L'incident le plus marquant s'est produit mercredi à Bilbao lors de la 11e étape qui a été raccourcie après des bousculades et heurts entre des manifestants et la police. L'arrivée a été annulée et les temps pris à trois kilomètres de la ligne.
Les coureurs vivent très mal cette situation. "C'est difficile pour moi d'exprimer une opinion sur ce qui se passe à Gaza, a expliqué Oscar Guerrero, mais je ne suis pas satisfait de ce que je vois et beaucoup de personnes au sein de l'équipe ne sont pas satisfaites de ce qui se passe à Gaza."

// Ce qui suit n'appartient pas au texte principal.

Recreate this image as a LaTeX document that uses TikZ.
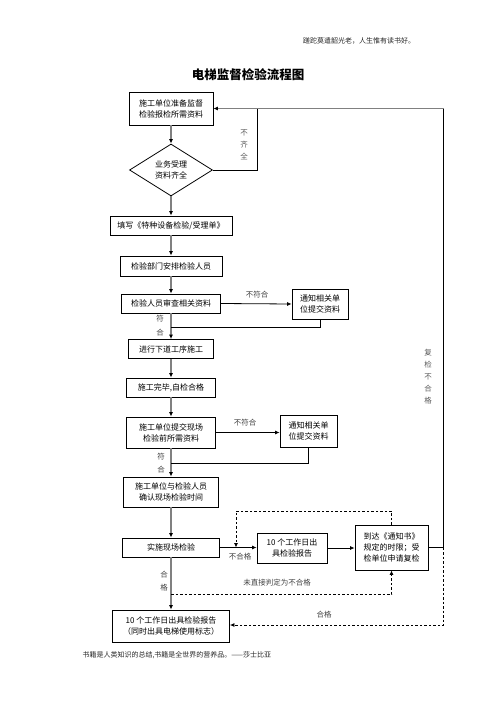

L'Union cycliste internationale (UCI) a condamné "fermement" les "actions" des manifestants à Bilbao et rappelé "l'importance fondamentale de la neutralité politique dans les compétitions sportives réunies au sein du mouvement olympique".
Israel-Premier Tech, qui ne compte qu'un coureur israélien dans l'effectif aligné sur la Vuelta, veut poursuivre jusqu'à Madrid, estimant qu'un retrait "créerait un précédent dangereux".
- "Haine" -
"Si on abandonne, ce sera la fin non seulement de notre équipe mais de toutes les autres aussi. Demain, ils vont protester contre les équipes de Bahrain, UAE et Astana. Il y aurait des boycotts sans fin", a insisté le patron d'Israel PT, Sylvan Adams, vendredi auprès du média israélien Sports Channel.
Dans la voiture sur la course mercredi, le milliardaire israélo-canadien avait reconnu que l'équipe avait "vécu deux jours extrêmement difficiles au Pays Basque", une région, selon lui, "connue pour être un fief d'activistes d'extrême gauche et de séparatistes".
Le mécène de 66 ans, qui se définit comme un "ambassadeur auto-proclamé d'Israël", a qualifié de "terroristes" les manifestants "parce que ce sont des gens violents", emplis de "haine".
Se félicitant du "soutien massif" du président de l'UCI David Lappartient, il a en revanche affirmé qu'ASO, organisateur de la Vuelta comme du Tour de France, avait fait pression pour que son équipe jette l'éponge.
ASO a décliné tout commentaire auprès de l'AFP.
Israel PT ira bien jusqu'à Madrid, terminus de la Vuelta le dimanche 14 septembre, a-t-il insisté, en dépit du risque de nouvelles perturbations.